— START OF Supplied material —

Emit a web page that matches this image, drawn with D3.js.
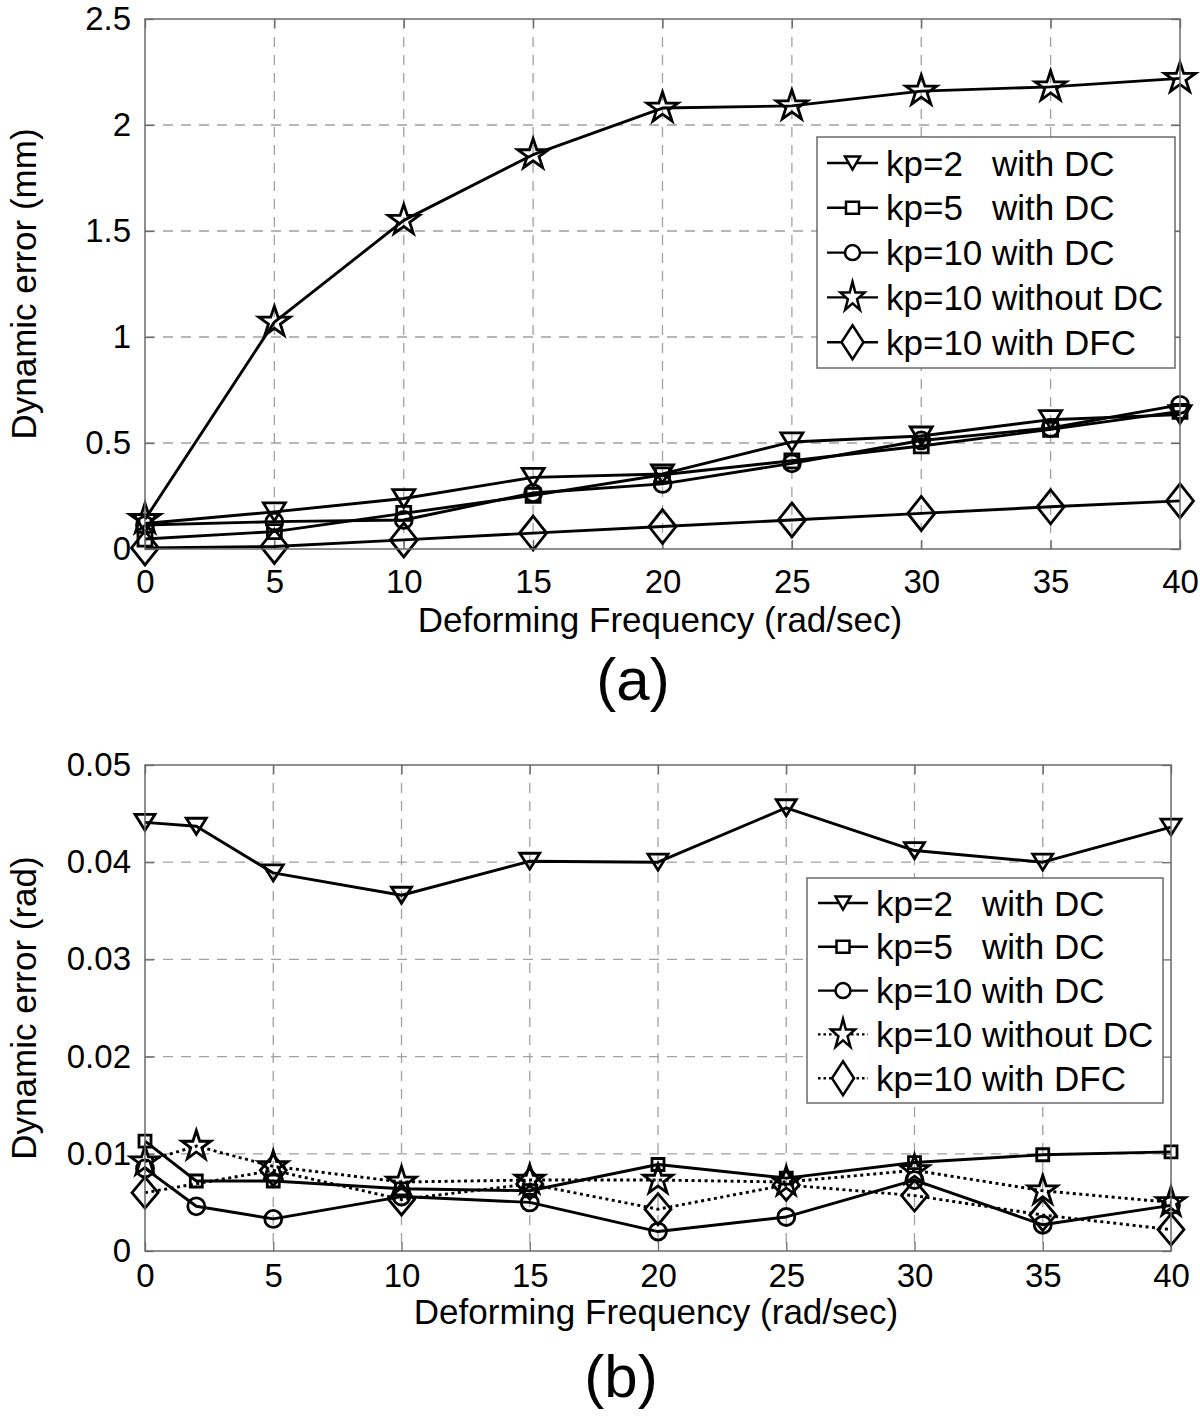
<!DOCTYPE html>
<html><head><meta charset="utf-8">
<script src="https://cdn.jsdelivr.net/npm/d3@7"></script>
<style>
body{margin:0;background:#fff}
svg{display:block}
text{font-family:"Liberation Sans",Arial,Helvetica,sans-serif;fill:#000}
</style>
</head><body>
<svg id="c" width="1200" height="1417"></svg>
<script>
// ---------- data ----------
const xTicks = [0,5,10,15,20,25,30,35,40];
const xTickLabels = ["0","5","10","15","20","25","30","35","40"];
const yTicksA = [0,0.5,1,1.5,2,2.5];
const yTickLabelsA = ["0","0.5","1","1.5","2","2.5"];
const yTicksB = [0,0.01,0.02,0.03,0.04,0.05];
const yTickLabelsB = ["0","0.01","0.02","0.03","0.04","0.05"];
const legendLabels = ["kp=2   with DC","kp=5   with DC","kp=10 with DC","kp=10 without DC","kp=10 with DFC"];
const xTitle = "Deforming Frequency (rad/sec)";
const yTitleA = "Dynamic error (mm)";
const yTitleB = "Dynamic error (rad)";
const panelLabels = ["(a)","(b)"];

const freqA = [0,5,10,15,20,25,30,35,40];
const a_kp2 = [0.12,0.175,0.238,0.338,0.354,0.505,0.533,0.61,0.634];
const a_kp5 = [0.047,0.082,0.168,0.253,0.35,0.416,0.486,0.564,0.649];
const a_kp10 = [0.113,0.129,0.137,0.264,0.307,0.404,0.512,0.571,0.68];
const a_kp10noDC = [0.14,1.07,1.55,1.86,2.08,2.09,2.16,2.18,2.22];
const a_kp10DFC = [0.005,0.012,0.043,0.075,0.106,0.137,0.168,0.199,0.227];

const freqB = [0,2,5,10,15,20,25,30,35,40];
const freqB_DFC = [0,5,10,15,20,25,30,35,40];
const b_kp2 = [0.0441,0.0437,0.0389,0.0366,0.0401,0.0400,0.0456,0.0412,0.0400,0.0436];
const b_kp5 = [0.0113,0.0072,0.0072,0.0064,0.0062,0.0089,0.0075,0.0091,0.0099,0.0102];
const b_kp10 = [0.0085,0.0046,0.0033,0.0056,0.0050,0.0020,0.0035,0.0073,0.0027,0.0047];
const b_kp10noDC = [0.0092,0.0108,0.0087,0.0071,0.0073,0.0073,0.0071,0.0083,0.0062,0.0050];
const b_kp10DFC = [0.0060,0.0083,0.0053,0.0069,0.0043,0.0068,0.0057,0.0037,0.0022];

// ---------- helpers ----------
const svg = d3.select("#c");
function sym(type, w, h){
  if(type==="tri") return `M${-w/2},${-h/2}L${w/2},${-h/2}L0,${h/2}Z`;
  if(type==="sq") return `M${-w/2},${-h/2}h${w}v${h}h${-w}Z`;
  if(type==="dia") return `M0,${-h/2}L${w/2},0L0,${h/2}L${-w/2},0Z`;
  if(type==="circ"){ const p=d3.path(); p.arc(0,0,w/2,0,2*Math.PI); p.closePath(); return p.toString(); }
  if(type==="star"){
    const pts=[]; const sx=w/2/0.951, sy=h/1.809;
    for(let i=0;i<10;i++){
      const r = i%2===0?1:0.382; const a = -Math.PI/2 + i*Math.PI/5;
      pts.push([r*Math.cos(a)*sx, r*Math.sin(a)*sy]);
    }
    return "M"+pts.map(p=>p[0].toFixed(2)+","+p[1].toFixed(2)).join("L")+"Z";
  }
}
const AX="#6a6a6a", GRID="#a0a0a0", LW=2.9;

function panel(cfg){
  const g = svg.append("g");
  const x = d3.scaleLinear().domain([0,40]).range([cfg.left,cfg.right]);
  const y = d3.scaleLinear().domain([cfg.yTicks[0],cfg.yTicks[cfg.yTicks.length-1]]).range([cfg.bottom,cfg.top]);
  // grid
  g.selectAll(".gx").data(xTicks.slice(1,-1)).join("line")
    .attr("x1",d=>x(d)).attr("x2",d=>x(d)).attr("y1",cfg.top).attr("y2",cfg.bottom)
    .attr("stroke",GRID).attr("stroke-width",1.3).attr("stroke-dasharray","10,8");
  g.selectAll(".gy").data(cfg.yTicks.slice(1,-1)).join("line")
    .attr("x1",cfg.left).attr("x2",cfg.right).attr("y1",d=>y(d)).attr("y2",d=>y(d))
    .attr("stroke",GRID).attr("stroke-width",1.3).attr("stroke-dasharray","10,8");
  // axes with inward ticks
  const fmtX=(d,i)=>xTickLabels[i], fmtY=(d,i)=>cfg.yLabels[i];
  const axB = g.append("g").attr("transform",`translate(0,${cfg.bottom})`)
    .call(d3.axisBottom(x).tickValues(xTicks).tickFormat(fmtX).tickSize(-9).tickPadding(cfg.xpad));
  const axL = g.append("g").attr("transform",`translate(${cfg.left},0)`)
    .call(d3.axisLeft(y).tickValues(cfg.yTicks).tickFormat(fmtY).tickSize(-9).tickPadding(14));
  const axT = g.append("g").attr("transform",`translate(0,${cfg.top})`)
    .call(d3.axisTop(x).tickValues(xTicks).tickFormat("").tickSize(-9));
  const axR = g.append("g").attr("transform",`translate(${cfg.right},0)`)
    .call(d3.axisRight(y).tickValues(cfg.yTicks).tickFormat("").tickSize(-9));
  [axB,axL,axT,axR].forEach(a=>{
    a.select(".domain").remove();
    a.selectAll(".tick line").attr("stroke",AX).attr("stroke-width",1.3);
    a.selectAll("text").attr("font-size",33).attr("fill","#000")
      .style("font-family",'"Liberation Sans",Arial,Helvetica,sans-serif');
  });
  // series
  cfg.series.forEach(s=>{
    const pts = s.x.map((xv,i)=>[x(xv), y(s.y[i])]);
    g.append("path").attr("d",d3.line()(pts)).attr("fill","none").attr("stroke","#000")
      .attr("stroke-width",LW).attr("stroke-dasharray",s.dash||null).attr("stroke-linejoin","round");
    g.selectAll(null).data(pts).join("path")
      .attr("transform",d=>`translate(${d[0]},${d[1]})`)
      .attr("d",sym(s.sym,s.w,s.h)).attr("fill","none").attr("stroke","#000").attr("stroke-width",2.8)
      .attr("stroke-linejoin","miter");
  });
  // box
  g.append("rect").attr("x",cfg.left).attr("y",cfg.top).attr("width",cfg.right-cfg.left).attr("height",cfg.bottom-cfg.top)
    .attr("fill","none").attr("stroke",AX).attr("stroke-width",1.5);
  // legend
  const L = cfg.legend;
  g.append("rect").attr("x",L.x0).attr("y",L.y0).attr("width",L.x1-L.x0).attr("height",L.y1-L.y0)
    .attr("fill","#fff").attr("stroke",AX).attr("stroke-width",1.5);
  cfg.series.forEach((s,i)=>{
    const ry = L.row0 + i*L.step;
    g.append("line").attr("x1",L.lx1).attr("x2",L.lx2).attr("y1",ry).attr("y2",ry)
      .attr("stroke","#000").attr("stroke-width",2.4).attr("stroke-dasharray",s.dash?"2.5,3":null);
    g.append("path").attr("transform",`translate(${(L.lx1+L.lx2)/2},${ry})`)
      .attr("d",sym(s.sym,s.lw,s.lh)).attr("fill","#fff").attr("stroke","#000").attr("stroke-width",2.5);
    g.append("text").attr("x",L.tx).attr("y",ry).attr("dy","0.36em").attr("font-size",35)
      .attr("xml:space","preserve").style("white-space","pre").text(legendLabels[i]);
  });
  // titles
  g.append("text").attr("x",cfg.xtx).attr("y",cfg.xty).attr("text-anchor","middle").attr("font-size",35).text(xTitle);
  g.append("text").attr("transform",`translate(36,${(cfg.top+cfg.bottom)/2}) rotate(-90)`)
    .attr("text-anchor","middle").attr("font-size",35).text(cfg.yTitle);
  g.append("text").attr("x",cfg.plx).attr("y",cfg.ply).attr("text-anchor","middle").attr("font-size",60).text(cfg.panel);
}

panel({
  left:145,right:1180,top:19,bottom:549,
  yTicks:yTicksA,yLabels:yTickLabelsA,yTitle:yTitleA,xpad:21,
  xtx:660,xty:632,plx:633,ply:700,panel:panelLabels[0],
  series:[
    {x:freqA,y:a_kp2,sym:"tri",w:22,h:18,lw:15,lh:13},
    {x:freqA,y:a_kp5,sym:"sq",w:14,h:14,lw:13,lh:12},
    {x:freqA,y:a_kp10,sym:"circ",w:17,h:17,lw:15,lh:15},
    {x:freqA,y:a_kp10noDC,sym:"star",w:31,h:29,lw:24,lh:28},
    {x:freqA,y:a_kp10DFC,sym:"dia",w:27,h:34,lw:22,lh:34}
  ],
  legend:{x0:817,y0:137,x1:1175,y1:368,row0:163,step:44.8,lx1:827,lx2:878,tx:886}
});
panel({
  left:145,right:1171,top:765,bottom:1251,
  yTicks:yTicksB,yLabels:yTickLabelsB,yTitle:yTitleB,xpad:13,
  xtx:656,xty:1324,plx:621,ply:1397,panel:panelLabels[1],
  series:[
    {x:freqB,y:b_kp2,sym:"tri",w:20,h:16,lw:15,lh:13},
    {x:freqB,y:b_kp5,sym:"sq",w:12,h:12,lw:13,lh:12},
    {x:freqB,y:b_kp10,sym:"circ",w:17,h:17,lw:15,lh:15},
    {x:freqB,y:b_kp10noDC,sym:"star",w:29,h:28,lw:24,lh:28,dash:"3,3.5"},
    {x:freqB_DFC,y:b_kp10DFC,sym:"dia",w:26,h:31,lw:22,lh:34,dash:"3,3.5"}
  ],
  legend:{x0:807,y0:878,x1:1163,y1:1103,row0:903,step:43.8,lx1:818,lx2:868,tx:876}
});
</script>
</body></html>
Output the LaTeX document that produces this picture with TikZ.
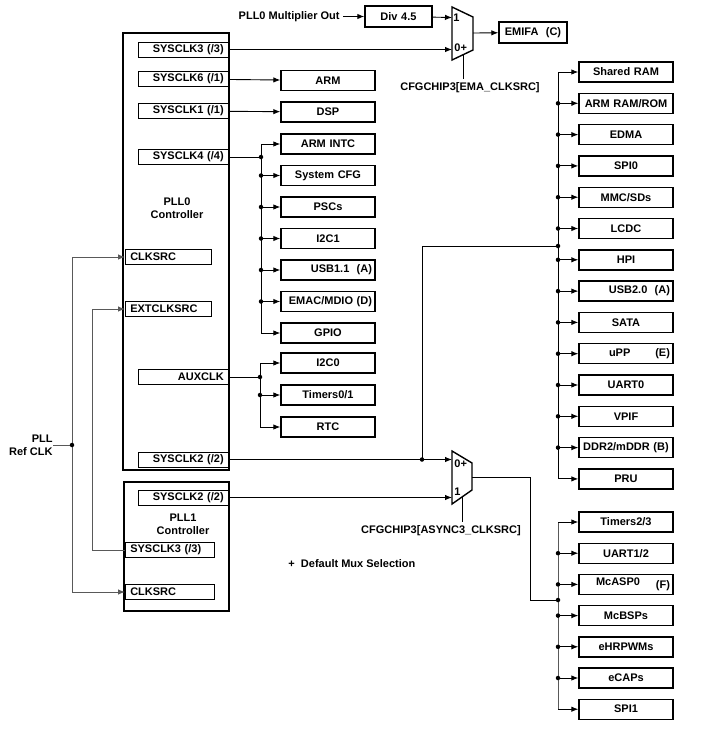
\documentclass[tikz,border=0pt]{standalone}
\usepackage{fontspec}
\setmainfont{Liberation Sans}
\usetikzlibrary{arrows.meta,positioning}

\begin{document}
\begin{tikzpicture}[x=1pt,y=-1pt,line width=0.9pt,
    font=\fontsize{11}{13}\selectfont\bfseries,
    >={Latex[length=7pt,width=5.5pt]},
    periph/.style={draw,line width=1.4pt,minimum width=94pt,minimum height=20pt,inner sep=0pt,text width=88pt,align=center},
    clkr/.style={draw,line width=0.6pt,minimum height=15pt,inner xsep=5pt,inner ysep=0pt,text width=80pt,align=right,anchor=east},
    clkl/.style={draw,line width=0.6pt,minimum height=15pt,inner xsep=5pt,inner ysep=0pt,text width=79pt,align=left,anchor=west},
    ctrl/.style={draw,line width=1.6pt,inner sep=0pt},
    mux/.style={draw,line width=1.4pt,fill=white},
    dot/.style={circle,fill,inner sep=0pt,minimum size=4.5pt},
    feed/.style={draw=black!65}]
\useasboundingbox (0,0) rectangle (720,729);

% PLL0 controller
\node[ctrl,minimum width=106pt,minimum height=437pt] (pll0) at (176,251.5) {};
\node[align=center] (pll0txt) at (177,208) {PLL0\\Controller};
\node[clkr] (s3) at (229,49.5) {SYSCLK3 (/3)};
\node[clkr] (s6) at (229,79) {SYSCLK6 (/1)};
\node[clkr] (s1) at (229,111) {SYSCLK1 (/1)};
\node[clkr] (s4) at (229,157) {SYSCLK4 (/4)};
\node[clkl,text width=76pt] (clksrc0) at (125,257) {CLKSRC};
\node[clkl,text width=76pt] (extclk) at (125,309) {EXTCLKSRC};
\node[clkr] (aux) at (229,377) {AUXCLK};
\node[clkr] (s2) at (229,459.5) {SYSCLK2 (/2)};

% PLL1 controller
\node[ctrl,minimum width=105pt,minimum height=129pt] (pll1) at (176.5,546.5) {};
\node[align=center] (pll1txt) at (183,524) {PLL1\\Controller};
\node[clkr] (p1s2) at (229,497.5) {SYSCLK2 (/2)};
\node[clkl] (p1s3) at (125,550) {SYSCLK3 (/3)};
\node[clkl] (clksrc1) at (125,592) {CLKSRC};

% reference clock
\node[anchor=north east,inner sep=0pt,align=right] (pllref) at (53,434) {PLL\\Ref CLK};
\coordinate (refdot) at (72,445);
\coordinate (extturn) at (92,550);
\draw[feed] (pllref.east |- refdot) -- (refdot);
\draw[feed,->] (refdot) |- (clksrc0.west);
\draw[feed,->] (refdot) |- (clksrc1.west);
\node[dot] at (refdot) {};
\draw[feed,->] (p1s3.west) -- (extturn) |- (extclk.west);

% EMIFA mux
\node[inner xsep=3pt,inner ysep=0pt,anchor=east] (multout) at (343,16.5) {PLL0 Multiplier Out};
\node[periph,minimum width=67pt,text width=60pt,minimum height=21pt] (div) at (398.5,16.5) {Div 4.5};
\draw[mux] (452,7) -- (473,17) -- (473,50) -- (452,60) -- cycle;
\coordinate (m1a) at (452,17.5);
\coordinate (m1b) at (452,49.5);
\coordinate (m1out) at (473,33);
\coordinate (m1sel) at (463,54.8);
\node[anchor=west,inner sep=1pt] (m1l1) at (m1a) {1};
\node[anchor=west,inner sep=1pt] (m1l0) at (453,48) {0+};
\node[periph,minimum width=68pt,text width=62pt,minimum height=21pt] (emifa) at (533,32.5) {EMIFA\ \ (C)};
\node (emasel) at (470,88) {CFGCHIP3[EMA\_CLKSRC]};
\draw[->] (multout) -- (div);
\draw[->] (div) -- (m1a);
\draw[->] (s3.east) -- (m1b);
\draw[->] (m1out) -- (emifa);
\draw (m1sel) -- (emasel.north -| m1sel);

% direct clocks
\node[periph] (arm) at (328,80.5) {ARM};
\node[periph] (dsp) at (328,112) {DSP};
\draw[->] (s6) -- (arm);
\draw[->] (s1) -- (dsp);

% SYSCLK4 bus
\coordinate (bus4) at (261,157);
\foreach \txt [count=\i] in {ARM INTC, System CFG, PSCs, I2C1, \hfill USB1.1\ \ (A), \hfill EMAC/MDIO\ (D), GPIO}
  \node[periph] (a\i) at (328,144+31.5*\i-31.5) {\txt};
\draw (s4.east) -- (bus4);
\draw (bus4 |- a1.west) -- (bus4 |- a7.west);
\foreach \i in {1,...,7} {
  \draw[->] (bus4 |- a\i.west) -- (a\i.west);
  \ifnum\i>1 \ifnum\i<7 \node[dot] at (bus4 |- a\i.west) {}; \fi\fi
}
\node[dot] at (bus4) {};

% AUXCLK bus
\coordinate (busx) at (260,377);
\foreach \txt [count=\i] in {I2C0, Timers0/1, RTC}
  \node[periph] (x\i) at (328,363+32*\i-32) {\txt};
\draw (aux.east) -- (busx);
\draw (busx |- x1.west) -- (busx |- x3.west);
\foreach \i in {1,2,3}
  \draw[->] (busx |- x\i.west) -- (x\i.west);
\node[dot] at (busx) {};
\node[dot] at (busx |- x2.west) {};

% async mux
\draw[mux] (452,451) -- (472,463) -- (472,490) -- (452,504) -- cycle;
\coordinate (m2a) at (452,459.5);
\coordinate (m2b) at (452,497.5);
\coordinate (m2out) at (472,477);
\coordinate (m2sel) at (462,497);
\coordinate (s2tap) at (422,459.5);
\node[anchor=west,inner sep=1pt] (m2l0) at (453,464) {0+};
\node[anchor=west,inner sep=1pt] (m2l1) at (453,492) {1};
\node (asyncsel) at (441,531) {CFGCHIP3[ASYNC3\_CLKSRC]};
\draw[->] (s2.east) -- (m2a);
\draw[->] (p1s2.east) -- (m2b);
\draw (m2sel) -- (asyncsel.north -| m2sel);
\node[dot] at (s2tap) {};

% SYSCLK2 bus
\coordinate (bus2) at (558,246);
\foreach \txt [count=\i] in {Shared RAM, ARM RAM/ROM, EDMA, SPI0, MMC/SDs, LCDC, HPI,
    \hfill USB2.0\ \ (A), SATA, \hspace*{27pt}uPP\hfill(E), UART0, VPIF, DDR2/mDDR (B), PRU}
  \node[periph] (r\i) at (626,72+31.3*\i-31.3) {\txt};
\draw (s2tap) |- (bus2);
\draw (bus2 |- r1.west) -- (bus2 |- r14.west);
\foreach \i in {1,...,14} {
  \draw[->] (bus2 |- r\i.west) -- (r\i.west);
  \ifnum\i>1 \ifnum\i<14 \node[dot] at (bus2 |- r\i.west) {}; \fi\fi
}
\node[dot] at (bus2) {};

% ASYNC3 bus
\coordinate (bus3) at (558,600);
\coordinate (m2turn) at (530,477);
\foreach \txt [count=\i] in {Timers2/3, UART1/2, \hspace*{14pt}McASP0\hfill\raisebox{-3pt}{(F)}, McBSPs, eHRPWMs, eCAPs, SPI1}
  \node[periph] (b\i) at (626,522+31.2*\i-31.2) {\txt};
\draw (m2out) -- (m2turn) |- (bus3);
\draw[feed] (bus3 |- b1.west) -- (bus3 |- b7.west);
\foreach \i in {1,...,7} {
  \draw[->] (bus3 |- b\i.west) -- (b\i.west);
  \ifnum\i>1 \ifnum\i<7 \node[dot] at (bus3 |- b\i.west) {}; \fi\fi
}
\node[dot] at (bus3) {};

\node[anchor=west,inner sep=0pt] (note) at (288,564) {+\ \ Default Mux Selection};
\end{tikzpicture}
\end{document}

— END OF Supplied material —

* **Problem requirements**:
Start at the line that contains "Output the LaTeX", stop at the line that contains "(0,0) rectangle (720,729);", and reproduce each line in that stretch exactly. Pictures are excluded.

* **Answer for the task**:
Output the LaTeX document that produces this picture with TikZ.
\documentclass[tikz,border=0pt]{standalone}
\usepackage{fontspec}
\setmainfont{Liberation Sans}
\usetikzlibrary{arrows.meta,positioning}

\begin{document}
\begin{tikzpicture}[x=1pt,y=-1pt,line width=0.9pt,
    font=\fontsize{11}{13}\selectfont\bfseries,
    >={Latex[length=7pt,width=5.5pt]},
    periph/.style={draw,line width=1.4pt,minimum width=94pt,minimum height=20pt,inner sep=0pt,text width=88pt,align=center},
    clkr/.style={draw,line width=0.6pt,minimum height=15pt,inner xsep=5pt,inner ysep=0pt,text width=80pt,align=right,anchor=east},
    clkl/.style={draw,line width=0.6pt,minimum height=15pt,inner xsep=5pt,inner ysep=0pt,text width=79pt,align=left,anchor=west},
    ctrl/.style={draw,line width=1.6pt,inner sep=0pt},
    mux/.style={draw,line width=1.4pt,fill=white},
    dot/.style={circle,fill,inner sep=0pt,minimum size=4.5pt},
    feed/.style={draw=black!65}]
\useasboundingbox (0,0) rectangle (720,729);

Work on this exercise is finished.